[Task statement]:
Output all lines exactly, with nothing added or dropped.

*-*-*

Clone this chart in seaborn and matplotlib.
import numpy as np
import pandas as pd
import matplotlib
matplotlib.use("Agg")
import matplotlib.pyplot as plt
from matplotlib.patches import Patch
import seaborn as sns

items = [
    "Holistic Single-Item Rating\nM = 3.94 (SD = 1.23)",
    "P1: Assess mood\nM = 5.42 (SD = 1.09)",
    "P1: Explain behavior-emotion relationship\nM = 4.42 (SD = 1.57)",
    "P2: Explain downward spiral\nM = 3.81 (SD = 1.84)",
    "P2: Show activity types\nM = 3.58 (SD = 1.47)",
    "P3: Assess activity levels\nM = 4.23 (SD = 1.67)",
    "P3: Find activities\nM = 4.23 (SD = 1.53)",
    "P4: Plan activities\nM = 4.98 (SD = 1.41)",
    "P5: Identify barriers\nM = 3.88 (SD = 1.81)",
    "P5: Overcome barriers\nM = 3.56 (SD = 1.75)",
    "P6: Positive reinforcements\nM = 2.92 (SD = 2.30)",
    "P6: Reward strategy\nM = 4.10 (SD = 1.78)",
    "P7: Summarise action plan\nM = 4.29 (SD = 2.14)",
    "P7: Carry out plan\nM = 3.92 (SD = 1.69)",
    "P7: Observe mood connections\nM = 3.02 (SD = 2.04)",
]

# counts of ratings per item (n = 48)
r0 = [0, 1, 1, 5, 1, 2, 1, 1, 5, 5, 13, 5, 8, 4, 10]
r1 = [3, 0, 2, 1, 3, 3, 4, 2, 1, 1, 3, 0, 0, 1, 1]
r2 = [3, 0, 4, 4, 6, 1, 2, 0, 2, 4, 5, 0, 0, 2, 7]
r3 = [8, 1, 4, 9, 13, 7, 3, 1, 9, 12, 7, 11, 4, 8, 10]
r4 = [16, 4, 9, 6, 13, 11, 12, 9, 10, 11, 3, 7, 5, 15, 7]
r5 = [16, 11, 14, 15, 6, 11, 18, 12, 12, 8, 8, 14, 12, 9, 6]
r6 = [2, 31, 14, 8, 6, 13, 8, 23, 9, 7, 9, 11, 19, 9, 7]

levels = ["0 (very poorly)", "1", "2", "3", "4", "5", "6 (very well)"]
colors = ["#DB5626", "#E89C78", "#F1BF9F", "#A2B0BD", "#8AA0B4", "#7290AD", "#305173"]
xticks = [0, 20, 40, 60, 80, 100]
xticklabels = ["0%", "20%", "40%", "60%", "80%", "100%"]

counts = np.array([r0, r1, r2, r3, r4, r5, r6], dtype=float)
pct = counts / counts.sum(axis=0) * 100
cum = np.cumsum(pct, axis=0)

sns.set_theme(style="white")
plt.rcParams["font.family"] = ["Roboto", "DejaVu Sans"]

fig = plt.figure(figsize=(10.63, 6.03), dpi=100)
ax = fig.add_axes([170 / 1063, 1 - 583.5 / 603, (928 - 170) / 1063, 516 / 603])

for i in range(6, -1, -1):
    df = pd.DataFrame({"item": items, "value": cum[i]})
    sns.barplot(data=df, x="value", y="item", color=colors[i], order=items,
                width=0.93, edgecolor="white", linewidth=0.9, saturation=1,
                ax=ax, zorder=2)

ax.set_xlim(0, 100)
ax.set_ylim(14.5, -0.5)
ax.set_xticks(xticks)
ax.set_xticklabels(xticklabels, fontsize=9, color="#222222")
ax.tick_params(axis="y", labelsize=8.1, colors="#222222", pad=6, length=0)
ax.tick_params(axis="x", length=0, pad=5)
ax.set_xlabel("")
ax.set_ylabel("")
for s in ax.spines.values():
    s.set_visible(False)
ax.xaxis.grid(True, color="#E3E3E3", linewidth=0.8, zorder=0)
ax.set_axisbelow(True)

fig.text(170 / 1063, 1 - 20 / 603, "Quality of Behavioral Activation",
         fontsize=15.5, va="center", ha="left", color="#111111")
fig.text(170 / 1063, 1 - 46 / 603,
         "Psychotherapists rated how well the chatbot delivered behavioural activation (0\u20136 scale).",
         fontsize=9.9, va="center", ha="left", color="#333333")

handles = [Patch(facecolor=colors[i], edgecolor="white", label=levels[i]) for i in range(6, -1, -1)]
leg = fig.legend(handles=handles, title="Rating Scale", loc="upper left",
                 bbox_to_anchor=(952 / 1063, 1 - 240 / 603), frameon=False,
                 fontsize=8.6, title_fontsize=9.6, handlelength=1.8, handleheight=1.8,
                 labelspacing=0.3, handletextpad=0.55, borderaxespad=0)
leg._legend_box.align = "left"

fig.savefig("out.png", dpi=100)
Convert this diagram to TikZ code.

*-*-*

[Solution to this exercise]:
Clone this chart in seaborn and matplotlib.
import numpy as np
import pandas as pd
import matplotlib
matplotlib.use("Agg")
import matplotlib.pyplot as plt
from matplotlib.patches import Patch
import seaborn as sns

items = [
    "Holistic Single-Item Rating\nM = 3.94 (SD = 1.23)",
    "P1: Assess mood\nM = 5.42 (SD = 1.09)",
    "P1: Explain behavior-emotion relationship\nM = 4.42 (SD = 1.57)",
    "P2: Explain downward spiral\nM = 3.81 (SD = 1.84)",
    "P2: Show activity types\nM = 3.58 (SD = 1.47)",
    "P3: Assess activity levels\nM = 4.23 (SD = 1.67)",
    "P3: Find activities\nM = 4.23 (SD = 1.53)",
    "P4: Plan activities\nM = 4.98 (SD = 1.41)",
    "P5: Identify barriers\nM = 3.88 (SD = 1.81)",
    "P5: Overcome barriers\nM = 3.56 (SD = 1.75)",
    "P6: Positive reinforcements\nM = 2.92 (SD = 2.30)",
    "P6: Reward strategy\nM = 4.10 (SD = 1.78)",
    "P7: Summarise action plan\nM = 4.29 (SD = 2.14)",
    "P7: Carry out plan\nM = 3.92 (SD = 1.69)",
    "P7: Observe mood connections\nM = 3.02 (SD = 2.04)",
]

# counts of ratings per item (n = 48)
r0 = [0, 1, 1, 5, 1, 2, 1, 1, 5, 5, 13, 5, 8, 4, 10]
r1 = [3, 0, 2, 1, 3, 3, 4, 2, 1, 1, 3, 0, 0, 1, 1]
r2 = [3, 0, 4, 4, 6, 1, 2, 0, 2, 4, 5, 0, 0, 2, 7]
r3 = [8, 1, 4, 9, 13, 7, 3, 1, 9, 12, 7, 11, 4, 8, 10]
r4 = [16, 4, 9, 6, 13, 11, 12, 9, 10, 11, 3, 7, 5, 15, 7]
r5 = [16, 11, 14, 15, 6, 11, 18, 12, 12, 8, 8, 14, 12, 9, 6]
r6 = [2, 31, 14, 8, 6, 13, 8, 23, 9, 7, 9, 11, 19, 9, 7]

levels = ["0 (very poorly)", "1", "2", "3", "4", "5", "6 (very well)"]
colors = ["#DB5626", "#E89C78", "#F1BF9F", "#A2B0BD", "#8AA0B4", "#7290AD", "#305173"]
xticks = [0, 20, 40, 60, 80, 100]
xticklabels = ["0%", "20%", "40%", "60%", "80%", "100%"]

counts = np.array([r0, r1, r2, r3, r4, r5, r6], dtype=float)
pct = counts / counts.sum(axis=0) * 100
cum = np.cumsum(pct, axis=0)

sns.set_theme(style="white")
plt.rcParams["font.family"] = ["Roboto", "DejaVu Sans"]

fig = plt.figure(figsize=(10.63, 6.03), dpi=100)
ax = fig.add_axes([170 / 1063, 1 - 583.5 / 603, (928 - 170) / 1063, 516 / 603])

for i in range(6, -1, -1):
    df = pd.DataFrame({"item": items, "value": cum[i]})
    sns.barplot(data=df, x="value", y="item", color=colors[i], order=items,
                width=0.93, edgecolor="white", linewidth=0.9, saturation=1,
                ax=ax, zorder=2)

ax.set_xlim(0, 100)
ax.set_ylim(14.5, -0.5)
ax.set_xticks(xticks)
ax.set_xticklabels(xticklabels, fontsize=9, color="#222222")
ax.tick_params(axis="y", labelsize=8.1, colors="#222222", pad=6, length=0)
ax.tick_params(axis="x", length=0, pad=5)
ax.set_xlabel("")
ax.set_ylabel("")
for s in ax.spines.values():
    s.set_visible(False)
ax.xaxis.grid(True, color="#E3E3E3", linewidth=0.8, zorder=0)
ax.set_axisbelow(True)

fig.text(170 / 1063, 1 - 20 / 603, "Quality of Behavioral Activation",
         fontsize=15.5, va="center", ha="left", color="#111111")
fig.text(170 / 1063, 1 - 46 / 603,
         "Psychotherapists rated how well the chatbot delivered behavioural activation (0\u20136 scale).",
         fontsize=9.9, va="center", ha="left", color="#333333")

handles = [Patch(facecolor=colors[i], edgecolor="white", label=levels[i]) for i in range(6, -1, -1)]
leg = fig.legend(handles=handles, title="Rating Scale", loc="upper left",
                 bbox_to_anchor=(952 / 1063, 1 - 240 / 603), frameon=False,
                 fontsize=8.6, title_fontsize=9.6, handlelength=1.8, handleheight=1.8,
                 labelspacing=0.3, handletextpad=0.55, borderaxespad=0)
leg._legend_box.align = "left"

fig.savefig("out.png", dpi=100)
Convert this diagram to TikZ code.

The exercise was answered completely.